From the south end of São Paulo to the halls of the National Congress: Meet one of Brazil's youngest elected officials
One of Brazil’s youngest elected officials has a message for girls: “these places are for us, too.”
Tabata Claudia Amaral de Pontes grew up in Vila Missionária, a low-income neighbourhood on the outskirts of São Paulo. Her father was a bus fare collector and her mother was a house cleaner. As a girl, Tabata didn’t imagine a political career for herself. “No one in my family went to high school. I was raised doing embroidery and thought that’s what I would always do — like anyone else around me,” she explains.
That trajectory changed when Tabata competed in a middle school math olympiad at the encouragement of her teacher. She was awarded a life-changing scholarship and went on to become the first in her family to graduate high school and one of few women in her community to attend college (to study astrophysics and government at that).
Last October, the constituents of São Paulo elected Tabata to National Congress as a Deputada Federal (Federal Deputy). At just 24 years old, she received the sixth most votes in the state. Today, Tabata campaigns tirelessly for education reform, investment in teachers and representation of women and girls in politics. As founder of the Movimento Mapa Educação movement, Tabata works to engage youth in the fight for quality education for all Brazilians.
I spoke to Tabata about her journey into politics, her experience being a young female leader and the importance of representation and mentorship for girls.
Bhumika Regmi (BR): Let’s start with talking about how it feels to be a 25-year-old woman in National Congress.
Tabata Amaral de Pontes (TAP): I have advocated for education for 10 years — after a while you realize nothing will change if politics doesn’t change or if politicians don’t change. So even though this is the hardest thing I have done so far, I know my voice will have a much bigger impact.
BR: What are some difficult aspects of the job?
TAP: My age and the fact that I am a woman plays a much bigger role than I’m used to.
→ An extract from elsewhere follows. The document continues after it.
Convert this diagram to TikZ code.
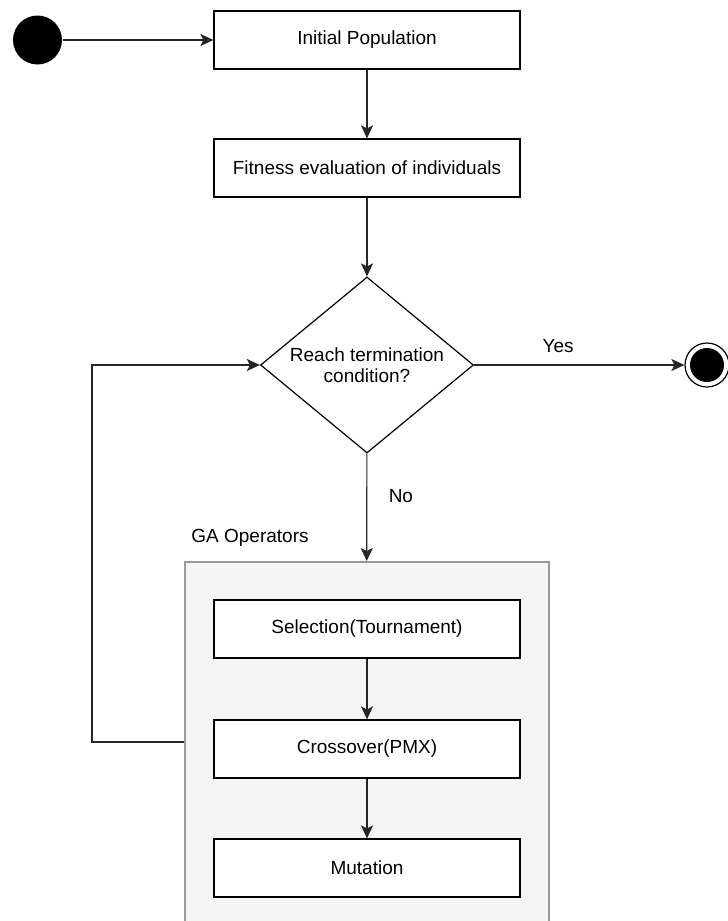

Before, what I wore or said didn’t matter as much. Now I have to be much more cautious.
BR: Tell me about your background, where you’re from, what your upbringing was like.
TAP: In a poor São Paulo neighborhood, my life was like anyone else’s around me — until I had one big opportunity to attend a math olympiad. One teacher believed in me, pushed me and helped me compete. Because of that, I got a scholarship to a private school and everything changed. This was the first time someone asked me what I was going to do in the future, what my profession was going to be. Being in school helped me see a future for myself when no one had seen it for me before.
BR: Why is it important for girls to see people who look like them in leadership roles?
TAP: Many of our politicians think it’s OK if our whole cabinet, ministers, secretaries are the same. When I was in public school, it was very hard to see myself in a position of power. But it wasn’t because I wasn’t smart enough, it was because I had never seen someone like me in those positions. So you just assume that those positions are not for you. That’s why representation matters so much. When one girl occupies a space that is usually not for us, we’re saying to other girls that it might be harder for us, but these places are for us too.
BR: You attended Harvard University on a full scholarship. What did that mean for you and your community?
TAP: At the beginning they didn’t really understand because people in my community don’t know what Harvard is — it is so far from our reality. At college, I got educational opportunities that most people I grew up with would never have. I could literally choose my future.
BR: You ran for elections two years after you graduated college. Tell me about the transition from being a physics student to political figure.
TAP: When I got to Harvard, I worried that someone would figure out I shouldn’t be there, that I wasn’t good enough, that it had been a mistake. But finally when I made friends and I started to tell my story — about how I lost my father to drug addiction, how hard it had been to pay for my meals, how all my life I had been told I wasn’t good enough — I stopped being ashamed and I was proud instead. It was around that time that I switched my major to government. I thought maybe I should be telling other girls my story, telling them they can be astrophysicists and politicians too and whoever they want to be.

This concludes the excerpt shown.